Chancellor George Osborne is believed to want to scrap the 50p rate of tax in his 2013 Budget following claims that it does not make money for the Exchequer.
Although a review is just about to start into how much the higher rate – which came into force in April last year – generates, the Daily Telegraph believes that 2013 had been pencilled in as the best case scenario for the tax to be lowered.
In his Budget last month, Osborne claimed that higher personal tax rates "crush enterprise, undermine aspiration and often undermine tax revenues as people avoid them", but would not be drawn at the time as to when he intended to lower them.
The Treasury said that its position had not changed and that any future moves to alter the 50p tax rate would be determined by the review and only announced in a future Budget.

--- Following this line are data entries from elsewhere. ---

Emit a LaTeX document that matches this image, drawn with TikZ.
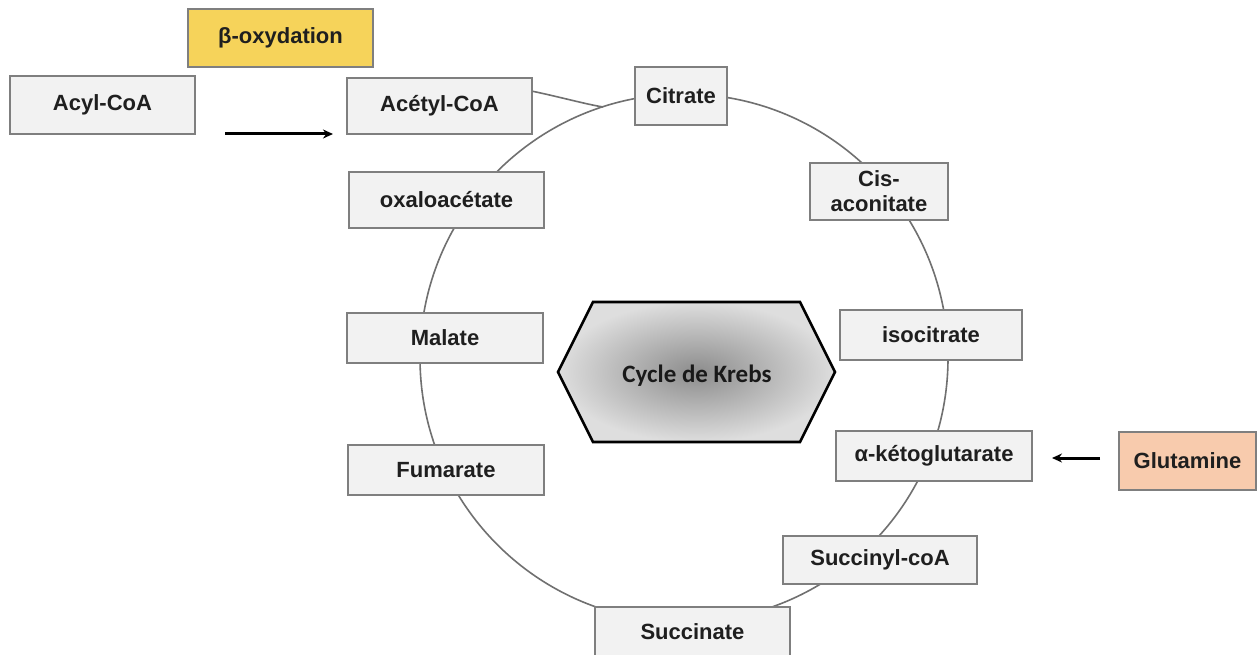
\documentclass[tikz,border=0pt]{standalone}
\usepackage{fontspec}
\setmainfont{Liberation Sans}
\newfontfamily\krebsfont{Carlito}
\usetikzlibrary{arrows.meta,shadings}
\definecolor{boxfill}{HTML}{F2F2F2}
\definecolor{boxline}{HTML}{7F7F7F}
\definecolor{ringline}{HTML}{707070}
\definecolor{yel}{HTML}{F6D35A}
\definecolor{peach}{HTML}{F8CBAD}
\tikzset{
  stepbox/.style={draw=boxline, fill=boxfill, line width=1.4pt, inner sep=0pt,
    font=\fontsize{22}{24}\selectfont\bfseries, text=black!88, align=center},
  ring/.style={draw=ringline, line width=1.6pt},
  flow/.style={draw=black, line width=3pt, -{Stealth[length=10pt,width=9pt]}},
}
\begin{document}
\begin{tikzpicture}[x=1pt,y=-1pt]
\useasboundingbox (0,0) rectangle (1257,655);
\fill[white] (0,0) rectangle (1257,655);
% ring
\draw[ring] (684,358) circle [radius=264pt];
% hexagon
\coordinate (h1) at (558,372);
\coordinate (h2) at (593,302);
\coordinate (h3) at (800,302);
\coordinate (h4) at (835,372);
\coordinate (h5) at (800,442);
\coordinate (h6) at (593,442);
\shade[inner color=black!45, outer color=black!13]
  (h1) -- (h2) -- (h3) -- (h4) -- (h5) -- (h6) -- cycle;
\draw[line width=2.6pt, line join=miter]
  (h1) -- (h2) -- (h3) -- (h4) -- (h5) -- (h6) -- cycle;
\node[font=\krebsfont\fontsize{25}{28}\selectfont\bfseries, text=black!90] (krebs) at (697,376) {Cycle de Krebs};
% boxes
\node[stepbox, fill=yel, minimum width=185pt, minimum height=58pt] (beta) at (280.5,38) {β-oxydation};
\node[stepbox, minimum width=185pt, minimum height=58pt] (acyl) at (102.5,105) {Acyl-CoA};
\node[stepbox, minimum width=185pt, minimum height=56pt] (acetyl) at (439.5,106) {Acétyl-CoA};
\node[stepbox, minimum width=92pt, minimum height=58pt] (citrate) at (681,96) {Citrate};
\node[stepbox, minimum width=138pt, minimum height=57pt, font=\fontsize{22}{25}\selectfont\bfseries] (cis) at (879,191.5) {Cis-\\aconitate};
\node[stepbox, minimum width=195pt, minimum height=56pt] (oxalo) at (446.5,200) {oxaloacétate};
\node[stepbox, minimum width=196pt, minimum height=50pt] (malate) at (445,338) {Malate};
\node[stepbox, minimum width=182pt, minimum height=50pt] (iso) at (931,335) {isocitrate};
\node[stepbox, minimum width=196pt, minimum height=50pt] (akg) at (934,456) {α-kétoglutarate};
\node[stepbox, fill=peach, minimum width=137pt, minimum height=58pt] (glut) at (1187.5,461) {Glutamine};
\node[stepbox, minimum width=196pt, minimum height=50pt] (fum) at (446,470) {Fumarate};
\node[stepbox, minimum width=194pt, minimum height=48pt] (succoa) at (880,560) {Succinyl-coA};
\node[stepbox, minimum width=195pt, minimum height=50pt] (succ) at (692.5,632) {Succinate};
% connectors
\coordinate (a1) at (225,134);
\coordinate (a2) at (333,134);
\draw[flow] (a1) -- (a2);
\coordinate (g1) at (1100,458);
\coordinate (g2) at (1052,458);
\draw[flow] (g1) -- (g2);
\coordinate (join) at (603,107);
\draw[ring] ([yshift=-14pt]acetyl.north east) .. controls (560,97) and (585,104) .. (join);
\end{tikzpicture}
\end{document}
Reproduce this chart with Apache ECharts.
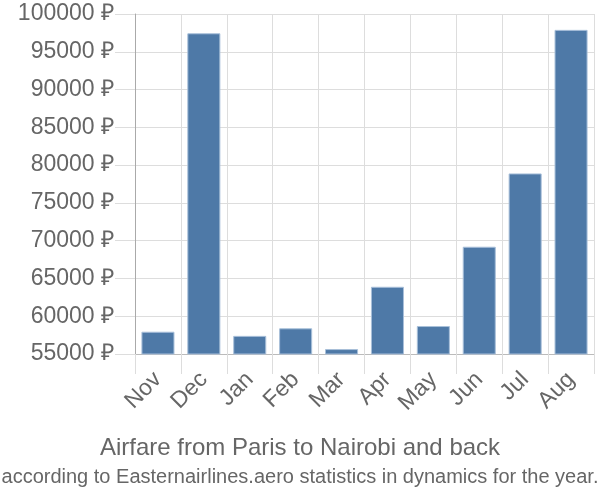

But the Telegraph said "after three years of straightened economic times and little to cheer Tory voters, Mr Osborne will, by 2013, be desperate to break free from the deficit reduction straight-jacket that has limited any moves they could make to cut taxes".
Some senior Tories are also adamant that cutting the rate would raise money for the Exchequer. Lord Lawson, who as Conservative Chancellor cut the tax rate to 40 pence in 1988, said after Osborne announced the review during his Budget speech: "I hope it will be a signal that he will bring it down next year. The 50 pence rate does not bring in any revenue at all."